Friday, January 17, 2014

Shocking Quote of the Day

January 16, 2014
Time: How Amazon Crushed the Union Movement

Although Amazon has a high-tech image, blue-collar employees do most of the work. Invariably, they earn much less than high-paid computer programmers.

On the one hand, this is absolutely shocking. Who would have guessed that high-paid white-collar employees invariably earn more than low-paid blue-collar employees? Time hasn't shocked me this much since they declared my snowboard to be a fad in the 1980s. I believe it was doomed to go the way of the hula hoop if memory serves.
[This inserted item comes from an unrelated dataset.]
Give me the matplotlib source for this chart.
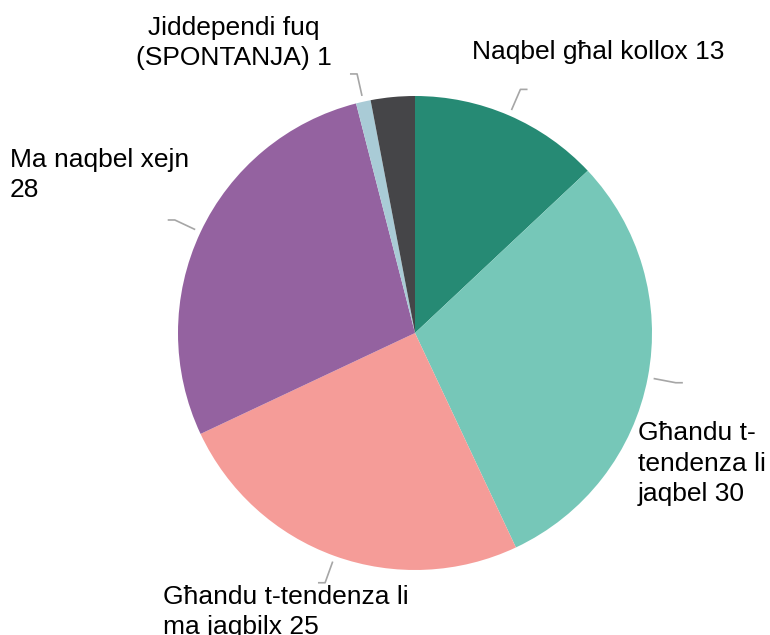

Oh how I laughed over that one at the time.

News outlets have detailed everything from the exhausting nature of warehouse work (employees can walk as much as 15 miles daily) to ambulances waiting outside a facility to collect workers who overheated because of a lack of air conditioning.

On the other hand, that would definitely suck (pardon my language). I've walked a lot of miles in recent years and anything over 7 miles is risking a blister or two. I can't imagine doing it every day. The thought of an ambulance waiting for me after a long shift is icing on the cake. I can definitely empathize with the frustration.

Look at the Tesla factory - what's the worker to robotic arm ratio in that factory? - polarbear429 (in the comments)

And on that third hand, the more the poorest among us are paid the sooner their jobs will be replaced by automation. Talk about a lose-lose situation for the workers. There is no backup plan once the jobs are permanently gone either, other than to pretend they will all miraculously find work elsewhere. As a side note, the more Amazon and other automated online retailers sell, the less brick and mortar retailers can sell. There are potentially 15 million retail jobs at stake here, and when they go they will no doubt take others with them. Sigh.

This post inspired by Fritz_O who pointed out (in the comments found here) that the Amazon workers opted not to unionize.


dearieme said...

Re Amazon and our click-and-collect adventure: one real beauty of c-&-c turned out to be that my wife could open the box and inspect the item there and then. So not only could she see that it was exactly what she'd asked for and in good condition, she could check that a potentially irksome feature that she'd been warned about wasn't irksome at all.

We'll stick to Amazon for books, but we're now c-&-c fans too.

Stagflationary Mark said...


There's certainly something to be said for picking it up in person.

I remember being at a friend's house back in my college days at a time a package was delivered.

It was a clock in a box. Tthe delivery person said (paraphrased from memory), "I think it might be broken."

Yeah, I think we pretty much all agreed that it probably was. The broken glass symphonic sounds as the package was moved were a dead giveaway, lol.